▸ Exercise aim
Return the lines below exactly, from the first line to the line that contains "var ksTicks = [0, 1, 2];". Leave out pictures.
Start of Dataset excerpt
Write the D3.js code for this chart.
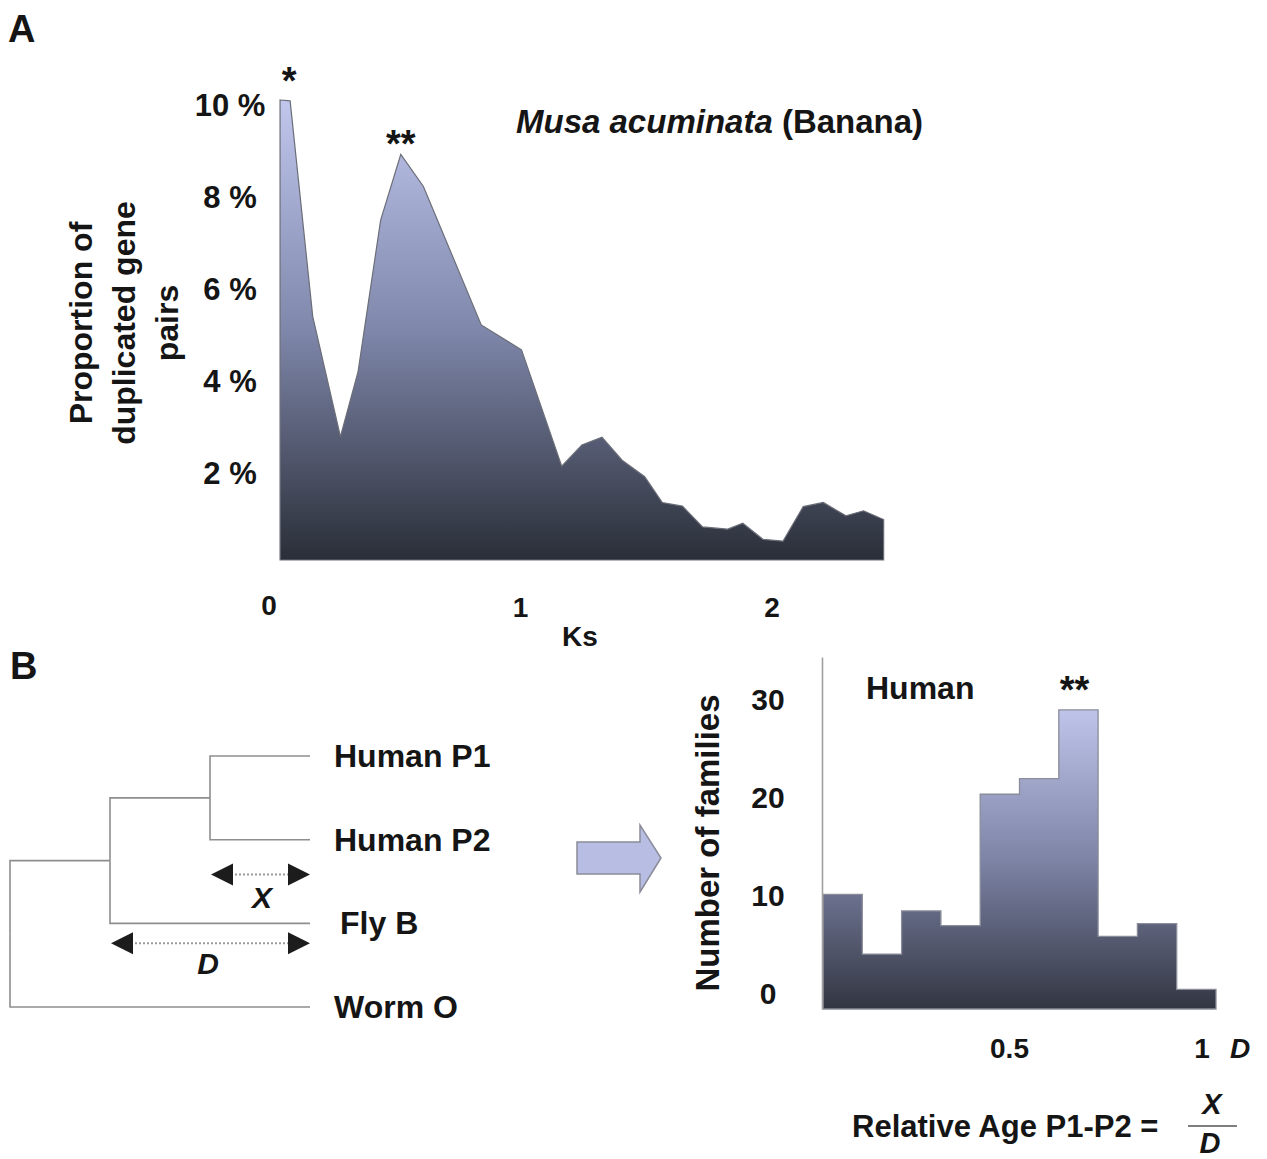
<!DOCTYPE html>
<html>
<head>
<meta charset="utf-8">
<script src="https://cdn.jsdelivr.net/npm/d3@7"></script>
<style>
  body { margin: 0; background: #fff; }
  text { font-family: "Liberation Sans", Arial, sans-serif; font-weight: bold; fill: #151515; }
</style>
</head>
<body>
<div class="myChart"></div>
<script>
var svgWidth = 1267;
var svgHeight = 1159;

// Panel A: Ks distribution (banana)
var ksValues = [0.04, 0.08, 0.17, 0.28, 0.35, 0.44, 0.52, 0.61, 0.84, 1.00, 1.16, 1.24, 1.32, 1.40,
  1.49, 1.56, 1.64, 1.72, 1.82, 1.88, 1.96, 2.04, 2.12, 2.20, 2.29, 2.36, 2.44];
var proportions = [10.0, 9.98, 5.29, 2.68, 4.09, 7.39, 8.82, 8.12, 5.11, 4.57, 2.04, 2.50, 2.67, 2.17,
  1.81, 1.25, 1.17, 0.72, 0.67, 0.80, 0.45, 0.41, 1.16, 1.25, 0.96, 1.07, 0.88];
var percentTicks = [2, 4, 6, 8, 10];
var ksTicks = [0, 1, 2];

// Panel B: histogram of relative ages
var binStarts = [0, 0.1, 0.2, 0.3, 0.4, 0.5, 0.6, 0.7, 0.8, 0.9];
var familyCounts = [10.2, 4.1, 8.5, 7.0, 20.4, 22.0, 29.0, 5.9, 7.2, 0.5];
var familyTicks = [0, 10, 20, 30];
var ageTicks = [0.5, 1];

// Panel B: tree
var treeData = {
  name: "root", children: [
    { name: "n1", children: [
      { name: "n2", children: [{ name: "Human P1" }, { name: "Human P2" }] },
      { name: "Fly B" }
    ] },
    { name: "Worm O" }
  ]
};

var svg = d3.select(".myChart")
  .append("svg")
  .attr("width", svgWidth)
  .attr("height", svgHeight);

var defs = svg.append("defs");

// ---------- panel A ----------
var xScale = d3.scaleLinear().domain([0, 2]).range([270, 773]);
var yScale = d3.scaleLinear().domain([0, 10]).range([560, 100]);

var gradA = defs.append("linearGradient")
  .attr("id", "gradA")
  .attr("gradientUnits", "userSpaceOnUse")
  .attr("x1", 0).attr("x2", 0)
  .attr("y1", yScale(10)).attr("y2", yScale(0));
gradA.append("stop").attr("offset", "0%").attr("stop-color", "#c0c6ec");
gradA.append("stop").attr("offset", "50%").attr("stop-color", "#7f87ab");
gradA.append("stop").attr("offset", "100%").attr("stop-color", "#2a2e38");

var ksData = ksValues.map(function(k, i) { return { ks: k, p: proportions[i] }; });

var area = d3.area()
  .x(function(d) { return xScale(d.ks); })
  .y0(yScale(0))
  .y1(function(d) { return yScale(d.p); });

svg.append("path")
  .datum(ksData)
  .attr("d", area)
  .attr("fill", "url(#gradA)")
  .attr("stroke", "#6b6e78")
  .attr("stroke-width", 1.2);

svg.selectAll(".pctTick")
  .data(percentTicks)
  .enter().append("text")
  .attr("class", "pctTick")
  .attr("x", 230)
  .attr("y", function(d) { return yScale(d) + 16; })
  .attr("text-anchor", "middle")
  .style("font-size", "31px")
  .text(function(d) { return d + " %"; });

svg.selectAll(".ksTick")
  .data(ksTicks)
  .enter().append("text")
  .attr("class", "ksTick")
  .attr("x", function(d) { return xScale(d) - 1; })
  .attr("y", function(d, i) { return i === 0 ? 615 : 617; })
  .attr("text-anchor", "middle")
  .style("font-size", "28px")
  .text(function(d) { return d; });

svg.append("text")
  .attr("x", 580).attr("y", 646)
  .attr("text-anchor", "middle")
  .style("font-size", "28px")
  .text("Ks");

var yLabel = svg.append("text")
  .attr("transform", "translate(0,323) rotate(-90)")
  .attr("text-anchor", "middle")
  .style("font-size", "32px");
["Proportion of", "duplicated gene", "pairs"].forEach(function(t, i) {
  yLabel.append("tspan").attr("x", 0).attr("y", 92 + i * 43).text(t);
});

var title = svg.append("text")
  .attr("x", 516).attr("y", 133)
  .style("font-size", "33px");
title.append("tspan").style("font-style", "italic").text("Musa acuminata");
title.append("tspan").text(" (Banana)");

svg.append("text")
  .attr("x", xScale(0.04) + 9).attr("y", yScale(10) - 6)
  .attr("text-anchor", "middle")
  .style("font-size", "38px")
  .text("*");

svg.append("text")
  .attr("x", xScale(0.52)).attr("y", yScale(8.82) + 3)
  .attr("text-anchor", "middle")
  .style("font-size", "38px")
  .text("**");

svg.append("text").attr("x", 8).attr("y", 42).style("font-size", "38px").text("A");
svg.append("text").attr("x", 10).attr("y", 679).style("font-size", "38px").text("B");

// ---------- panel B: tree ----------
var root = d3.hierarchy(treeData);
// four leaves, one slot each: leaf centres are 3/4 of the layout height apart
d3.cluster().size([334.7, 300]).separation(function() { return 1; })(root);

var tree = svg.append("g").attr("transform", "translate(10,714.2)");

tree.selectAll(".link")
  .data(root.links())
  .enter().append("path")
  .attr("class", "link")
  .attr("fill", "none")
  .attr("stroke", "#8e8e8e")
  .attr("stroke-width", 1.6)
  .attr("d", function(d) {
    return "M" + d.source.y + "," + d.source.x + "V" + d.target.x + "H" + d.target.y;
  });

tree.selectAll(".leaf")
  .data(root.leaves())
  .enter().append("text")
  .attr("class", "leaf")
  .attr("x", function(d) { return d.y + (d.data.name === "Fly B" ? 30 : 24); })
  .attr("y", function(d) { return d.x + 11; })
  .style("font-size", "32px")
  .text(function(d) { return d.data.name; });

function dimArrow(g, x1, x2, y) {
  g.append("line")
    .attr("x1", x1 + 20).attr("x2", x2 - 20)
    .attr("y1", y).attr("y2", y)
    .attr("stroke", "#9a9a9a")
    .attr("stroke-width", 2)
    .attr("stroke-dasharray", "2,2");
  g.append("path")
    .attr("d", "M" + x1 + "," + y + "L" + (x1 + 22) + "," + (y - 11) + "L" + (x1 + 22) + "," + (y + 11) + "Z")
    .attr("fill", "#1c1c1c");
  g.append("path")
    .attr("d", "M" + x2 + "," + y + "L" + (x2 - 22) + "," + (y - 11) + "L" + (x2 - 22) + "," + (y + 11) + "Z")
    .attr("fill", "#1c1c1c");
}

var nodes = {};
root.descendants().forEach(function(n) { nodes[n.data.name] = n; });

var xY = (nodes["Human P2"].x + nodes["Fly B"].x) / 2 - 7;
dimArrow(tree, nodes["n2"].y + 1, nodes["Human P2"].y, xY);
tree.append("text")
  .attr("x", (nodes["n2"].y + nodes["Human P2"].y) / 2 + 2)
  .attr("y", xY + 33)
  .attr("text-anchor", "middle")
  .style("font-size", "30px").style("font-style", "italic")
  .text("X");

var dY = (nodes["Fly B"].x + nodes["Worm O"].x) / 2 - 22;
dimArrow(tree, nodes["n1"].y + 1, nodes["Worm O"].y, dY);
tree.append("text")
  .attr("x", (nodes["n1"].y + nodes["Worm O"].y) / 2 - 2)
  .attr("y", dY + 31)
  .attr("text-anchor", "middle")
  .style("font-size", "30px").style("font-style", "italic")
  .text("D");

// block arrow
svg.append("path")
  .attr("transform", "translate(577,858)")
  .attr("d", "M0,-16H63V-33L84,0L63,34V16H0Z")
  .attr("fill", "#b8bde3")
  .attr("stroke", "#8a8c99")
  .attr("stroke-width", 1.5);

// ---------- panel B: histogram ----------
var hx = d3.scaleLinear().domain([0, 1]).range([823, 1216]);
var hy = d3.scaleLinear().domain([-1.5, 34.4]).range([1009, 657]);

var gradB = defs.append("linearGradient")
  .attr("id", "gradB")
  .attr("gradientUnits", "userSpaceOnUse")
  .attr("x1", 0).attr("x2", 0)
  .attr("y1", hy(29)).attr("y2", hy(-1.5));
gradB.append("stop").attr("offset", "0%").attr("stop-color", "#bfc5ea");
gradB.append("stop").attr("offset", "50%").attr("stop-color", "#7d84a6");
gradB.append("stop").attr("offset", "100%").attr("stop-color", "#323642");

var histData = binStarts.map(function(b, i) { return { x: b, c: familyCounts[i] }; });
histData.push({ x: 1, c: familyCounts[familyCounts.length - 1] });

var stepArea = d3.area()
  .curve(d3.curveStepAfter)
  .x(function(d) { return hx(d.x); })
  .y0(hy(-1.5))
  .y1(function(d) { return hy(d.c); });

svg.append("path")
  .datum(histData)
  .attr("d", stepArea)
  .attr("fill", "url(#gradB)")
  .attr("stroke", "#8a8d99")
  .attr("stroke-width", 1.3);

var leftAxis = d3.axisLeft(hy).tickValues(familyTicks).tickSize(0).tickPadding(0);
var yAx = svg.append("g").attr("transform", "translate(822,0)").call(leftAxis);
yAx.select(".domain").attr("stroke", "#a0a0a0").attr("stroke-width", 1.6);
yAx.selectAll(".tick text")
  .attr("x", -54)
  .attr("text-anchor", "middle")
  .attr("fill", "#151515")
  .style("font-family", "'Liberation Sans', Arial, sans-serif")
  .style("font-weight", "bold")
  .style("font-size", "30px");

svg.selectAll(".ageTick")
  .data(ageTicks)
  .enter().append("text")
  .attr("class", "ageTick")
  .attr("x", function(d) { return hx(d) - (d === 1 ? 14 : 10); })
  .attr("y", 1058)
  .attr("text-anchor", "middle")
  .style("font-size", "28px")
  .text(function(d) { return d; });

svg.append("text")
  .attr("x", hx(1) + 14).attr("y", 1058)
  .style("font-size", "28px").style("font-style", "italic")
  .text("D");

svg.append("text")
  .attr("transform", "translate(719,843) rotate(-90)")
  .attr("text-anchor", "middle")
  .style("font-size", "33px")
  .text("Number of families");

svg.append("text")
  .attr("x", 866).attr("y", 699)
  .style("font-size", "32px")
  .text("Human");

svg.append("text")
  .attr("x", hx(0.65) - 4).attr("y", hy(29) - 7)
  .attr("text-anchor", "middle")
  .style("font-size", "38px")
  .text("**");

// formula
svg.append("text")
  .attr("x", 852).attr("y", 1137)
  .style("font-size", "31px")
  .text("Relative Age P1-P2 =");
svg.append("line")
  .attr("x1", 1188).attr("x2", 1237)
  .attr("y1", 1126).attr("y2", 1126)
  .attr("stroke", "#555").attr("stroke-width", 1.5);
svg.append("text")
  .attr("x", 1212).attr("y", 1114)
  .attr("text-anchor", "middle")
  .style("font-size", "29px").style("font-style", "italic")
  .text("X");
svg.append("text")
  .attr("x", 1210).attr("y", 1153)
  .attr("text-anchor", "middle")
  .style("font-size", "29px").style("font-style", "italic")
  .text("D");
</script>
</body>
</html>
End of Dataset excerpt
▸ Answer to this exercise
Write the D3.js code for this chart.
<!DOCTYPE html>
<html>
<head>
<meta charset="utf-8">
<script src="https://cdn.jsdelivr.net/npm/d3@7"></script>
<style>
  body { margin: 0; background: #fff; }
  text { font-family: "Liberation Sans", Arial, sans-serif; font-weight: bold; fill: #151515; }
</style>
</head>
<body>
<div class="myChart"></div>
<script>
var svgWidth = 1267;
var svgHeight = 1159;

// Panel A: Ks distribution (banana)
var ksValues = [0.04, 0.08, 0.17, 0.28, 0.35, 0.44, 0.52, 0.61, 0.84, 1.00, 1.16, 1.24, 1.32, 1.40,
  1.49, 1.56, 1.64, 1.72, 1.82, 1.88, 1.96, 2.04, 2.12, 2.20, 2.29, 2.36, 2.44];
var proportions = [10.0, 9.98, 5.29, 2.68, 4.09, 7.39, 8.82, 8.12, 5.11, 4.57, 2.04, 2.50, 2.67, 2.17,
  1.81, 1.25, 1.17, 0.72, 0.67, 0.80, 0.45, 0.41, 1.16, 1.25, 0.96, 1.07, 0.88];
var percentTicks = [2, 4, 6, 8, 10];
var ksTicks = [0, 1, 2];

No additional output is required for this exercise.